During my time as a panhead, I’ve seen Skillet grow into their international fan base, and I feel proud. Proud to watch them follow their dreams and encourage their listeners to do the same. Proud to watch the difference being made each time they release something new.
A Life Changed Forever
With that, in an effort to not sound crazy, I must say this:
Skillet has influenced every decision in my life since I fell in love with their music.
I’d always wanted to write a book. After Comatose (2006) launched, “Looking for Angels” became the song that pushed me into believing I could make a difference with my words, so I wrote a book.
I’d always wanted to write a song. After Awake (2009) launched and their former guitarist, Ben Kasica, announced that his studio was booking artists for the summer, I went out on a whim and pitched a song idea I had to him. I then recorded it for my 20th birthday.

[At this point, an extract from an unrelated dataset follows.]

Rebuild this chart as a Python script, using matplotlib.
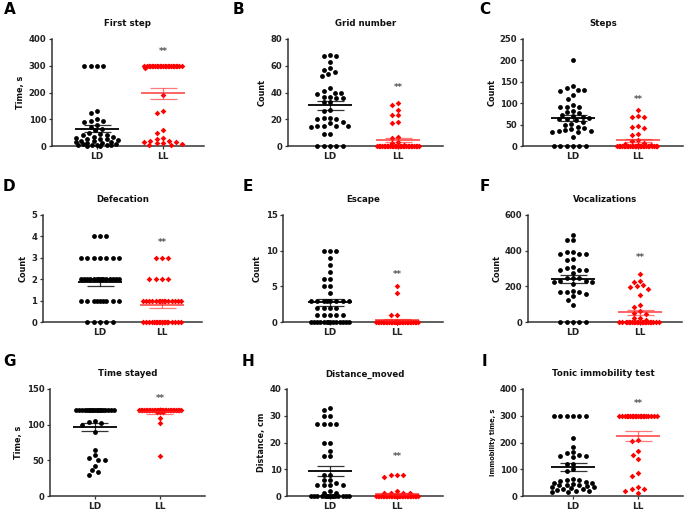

When I returned from New Zealand, I was graced with their most epic creation yet, Unleashed (2016).
As I’ve watched the fandom grow, I’ve felt myself becoming more proud to call myself one. Like all fans, their songs give us faith. They bring us hope, and teach us that we can be any kind of voice we want to be in this world. There is such a thing as positive anger, and it is how we manage that that changes the lives of those around us.
Without them, I wouldn’t be on this trip around the 50 states. Without them, I would never have written the book I’m on a journey to release.
The Live Experiences That Last a Lifetime
At the time of this writing, the video from our vlog included in this article is my 19th Skillet concert.
It might be my 20th, but truthfully, I’ve lost count a few times.
The first time was the semi truck. The second was the time they sang me happy birthday (scroll three minutes in to the video below :).)
I also received a personally-handed drumstick from Jen after that.
The fourth was the first time I got to spend the whole show backstage. The sixth through the ninth was when we followed them to every show they played in California for the Awake and Alive tour. The thirteenth was the first time I saw the pyro they added to the set. I could go on and on.
But, ironically enough, it was the last three shows that have been the most important to me.
In January 2014, I went to Lowell, Massachusetts to research the town my book starts in. Having already been working on the book for seven years, I was scared that I would go there and have to scrap the whole thing.
The day before I left, I saw Skillet live.
The day after I got back, I saw them again.
I still coin that week as “the perfect week.” A trip to the city of the book that took over my life, bookended with two concerts that filled me with life and hope.
Then there was the most recent one. The one that so perfectly fit into the beginning of our itinerary around all 50 states.
Although it was the first time I’d seen them in over three years, they still remembered me.
The first thing Jen said was, “We’ve not seen you in a while, where have you been?”
Well, Jen, I’ve been chasing my dreams. I’ve been living my life and pushing myself to be the best I can be, and I have you and the rest of Skillet to thank for it.
The first Skillet show I went to had 250 people in the audience. The last was a sold-out headlining tour. I’ve watched them go from staying only in the US to traveling around the world. I’ve seen nobody listen to their music, and I’ve seen the way it can touch the people that do.
So, thank you, Skillet. Thank you John Cooper, especially, for believing in your own dream and creating what you’ve created today. I know I’m not the only one your music touches. I see it in the people who go to your shows, hear it in the stories from the people themselves. You’re the best band in the world, and I’ll fight anybody who disagrees with me.
And so will the rest of the Panheads.